Lottery

The UK’s Gambling Commission has fined EU Lotto, operator of Lottoland, a total of £760,000 (€886,749) for failures it noted on social responsibility and anti-money laundering systems.

It noted that the shortcomings took place between October 2019 and November 2020, with a formal letter having been sent to the operator as a warning.

For the social responsibility failings, the Gambling Commission noted failures to flag behaviour of customers frequently changing deposit limits, a lack of adequate financial and affordability assessments for players, and shortcomings in terms of interaction with at-risk customers.
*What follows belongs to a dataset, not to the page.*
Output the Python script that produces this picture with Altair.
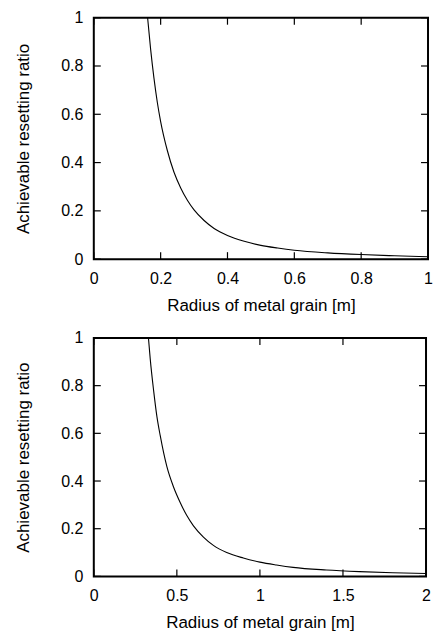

As for anti-money laundering systems, the regulator noted inadequate analysis of customer bank statements to verify KYC details, a failure to restrict player accounts after sending out source of funds requests and permitting customers to register third-party debit cards to their accounts.

In addition, EU Lotto was accused of relying on to heavily of “ineffective” threshold triggers for financial risk.

Speaking of the fine, UK Gambling Commission executive Helen Venn commented:

“This case, like other recent enforcement action, was the result of planned compliance activity. All operators should be very aware that we will not hesitate to take firm action against those who fail to meet the high standards we expect for consumers in Britain.”

Nigel Birrell, Lottoland CEO, said the company “is fully committed to ensuring the highest standards of compliance, including its anti-money laundering and social responsibility obligations in all of the jurisdictions in which it operates.

“The Gambling Commission fine was related to legacy issues around some of our compliance controls which have now been addressed. Lottoland  has extensive compliance measures in place and we are confident that our current policies and processes meet all relevant standards. 

“Remedial action taken included significantly increased investment in our compliance function, more than doubling headcount, alongside a host of other initiatives including bringing in third-party support, enhancing training and a review of key policies. In addition, we recently committed to building our individual processes into an automated system to improve the system even further.”